Aid links: USAid cuts, blockchain bonds, and more

Links and stories from the aid and development sector.

Metro-Manila, Philippines (Photo: Lawrence OP/Flickr)
Metro-Manila, Philippines (Photo: Lawrence OP/Flickr)
Published 15 Aug 2018   Follow @AlexandreDayant

  • Samuel Oakford comments on the new rule applied by the Trump administration on money spent by USAid through the UN and other multinational agencies. The measure could negatively impact a quarter of all US foreign assistance.
  • The Australian picked up Jonathan Pryke’s recent submission to the Australian Parliamentary inquiry on the Aid Program, focusing on his recommendations around the role of the private sector in Australia’s aid program.
  • Photographer Nicoló Lanfranchi documented his stay on the Aquarius, a special-purpose ship chartered by SOS Méditerranée and Médecins Sans Frontières to rescue migrants and refugees in trouble at sea.
  • President of the Philippines Rodrigo Duterte’s war on drugs has left thousands of children living as orphans or in single-parent families struggling to put food on the table.

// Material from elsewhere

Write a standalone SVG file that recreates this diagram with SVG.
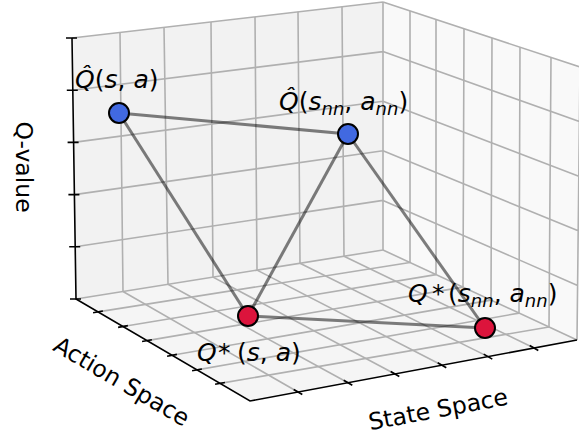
<svg xmlns="http://www.w3.org/2000/svg" width="579" height="435" viewBox="0 0 579 435">
<style>
text{font-family:"DejaVu Sans","Liberation Sans",sans-serif;fill:#000}
.ax{font-size:23.5px}
.m{font-size:25px}
.i{font-style:italic}
.sub{font-size:18px}
.grid{stroke:#b0b0b0;stroke-width:1.6;fill:none}
.axis{stroke:#000;stroke-width:1.6;fill:none}
.edge{stroke:#000;stroke-opacity:0.5;stroke-width:3;fill:none}
.pt{stroke:#000;stroke-width:2}
.blue{fill:#4169e1}
.red{fill:#dc143c}
</style>
<g id="panes">
<polygon points="72,38 383,2 383,250 76,299" fill="#f2f2f2"/>
<polygon points="383,2 580,67 577,340 383,250" fill="#f9f9f9"/>
<polygon points="76,299 383,250 577,340 250,401" fill="#f5f5f5"/>
</g>
<g id="grid" class="grid">
<path d="M120,32.4 L123,291.5 M164,27.3 L168,284.3 M211,21.9 L213,277.1 M255,16.8 L257,270.1 M298,11.8 L300,263.2 M342,6.7 L344,256.2"/>
<path d="M72,38 L383,2 M72.8,90.2 L383,51.6 M73.6,142.4 L383,101.2 M74.4,194.6 L383,150.8 M75.2,246.8 L383,200.4 M76,299 L383,250 M383,2 L383,250"/>
<path d="M383,2 L580,67 M383,51.6 L579.4,121.6 M383,101.2 L578.8,176.2 M383,150.8 L578.2,230.8 M383,200.4 L577.6,285.4 M383,250 L577,340 M580,67 L577,340"/>
<path d="M410,10.9 L410,262.5 M436,19.5 L436,274.6 M464,28.7 L463,287.1 M492,38 L491,300.1 M520,47.2 L519,313.1 M551,57.4 L549,327"/>
<path d="M123,291.5 L298,392 M168,284.3 L348,382.7 M213,277.1 L395,374 M257,270.1 L442,365.2 M300,263.2 L488,356.6 M344,256.2 L534,348"/>
<path d="M98,311.9 L410,262.5 M123,326.5 L436,274.6 M147,340.6 L463,287.1 M172,355.3 L491,300.1 M197,369.9 L519,313.1 M220,383.4 L549,327"/>
</g>
<g id="axes" class="axis">
<path d="M72,38 L76,299 L250,401 L577,340"/>
<path d="M66,38 H77 M66.8,90.2 H77.8 M67.6,142.4 H78.6 M68.4,194.6 H79.4 M69.2,246.8 H80.2 M70,299 H81"/>
<path d="M93.1,312.8 L102.9,311 M118.1,327.4 L127.9,325.6 M142.1,341.5 L151.9,339.7 M167.1,356.2 L176.9,354.4 M192.1,370.8 L201.9,369 M215.1,384.3 L224.9,382.5"/>
<path d="M293.7,389.5 L302.3,394.5 M343.7,380.2 L352.3,385.2 M390.7,371.5 L399.3,376.5 M437.7,362.7 L446.3,367.7 M483.7,354.1 L492.3,359.1 M529.7,345.5 L538.3,350.5"/>
</g>
<g id="connectors" class="edge">
<line x1="119" y1="113" x2="348" y2="134"/>
<line x1="119" y1="113" x2="248" y2="316"/>
<line x1="348" y1="134" x2="248" y2="316"/>
<line x1="348" y1="134" x2="485" y2="328"/>
<line x1="248" y1="316" x2="485" y2="328"/>
</g>
<g id="node-qhat-sa">
<circle class="pt blue" cx="119" cy="113" r="10"/>
<text class="m" x="75" y="88"><tspan class="i">Q̂</tspan>(<tspan class="i">s</tspan>, <tspan class="i">a</tspan>)</text>
</g>
<g id="node-qhat-snn">
<circle class="pt blue" cx="348" cy="134" r="10"/>
<text class="m" x="279" y="110"><tspan class="i">Q̂</tspan>(<tspan class="i">s</tspan><tspan class="i sub" dy="5">nn</tspan><tspan dy="-5">, </tspan><tspan class="i">a</tspan><tspan class="i sub" dy="5">nn</tspan><tspan dy="-5">)</tspan></text>
</g>
<g id="node-qstar-sa">
<circle class="pt red" cx="248" cy="316" r="10"/>
<text class="m" x="197" y="361"><tspan class="i">Q</tspan><tspan x="218">*</tspan><tspan x="237">(</tspan><tspan class="i">s</tspan>, <tspan class="i">a</tspan>)</text>
</g>
<g id="node-qstar-snn">
<circle class="pt red" cx="485" cy="328" r="10"/>
<text class="m" x="408" y="302"><tspan class="i">Q</tspan><tspan x="432">*</tspan><tspan x="448">(</tspan><tspan class="i">s</tspan><tspan class="i sub" dy="5">nn</tspan><tspan dy="-5">, </tspan><tspan class="i">a</tspan><tspan class="i sub" dy="5">nn</tspan><tspan dy="-5">)</tspan></text>
</g>
<g id="labels">
<text class="ax" transform="translate(24,167) rotate(90)" text-anchor="middle" y="8.5">Q-value</text>
<text class="ax" transform="translate(122,381) rotate(30.4)" text-anchor="middle" y="8.5">Action Space</text>
<text class="ax" transform="translate(438,409) rotate(-10.6)" text-anchor="middle" y="8.5">State Space</text>
</g>
</svg>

James Whitlow Delano looks at the city of Navotas, Metro Manila, and assesses the impact of a campaign that has now claimed up to 20,000 lives.
  • The World Bank issues between US$50–$60 billion annually in bonds for sustainable development. Last week, the Bank mandated Commonwealth Bank of Australia the world’s first blockchain bond in order to streamline processes among numerous debt capital market intermediaries and agents.
  • Amelia Dunn comments on a new paper released by Harvard University and Melbourne’s Murdoch Children’s Research Institute (MCRI) on Saturday, demonstrating that adolescents in low-income counties are only getting a fraction of the development funding they need.
  • Asia has proven to be one of the greatest developmental success stories in the global economy. However, infrastructure has failed to keep pace with the region’s economic dynamism. As a result, China has taken the lead in efforts to close these gaps, with both the Belt and Road Initiative (BRI) and the Asian Infrastructure Investment Bank (AIIB). Jeffrey Wilson discusses both initiatives from an Australian perspective.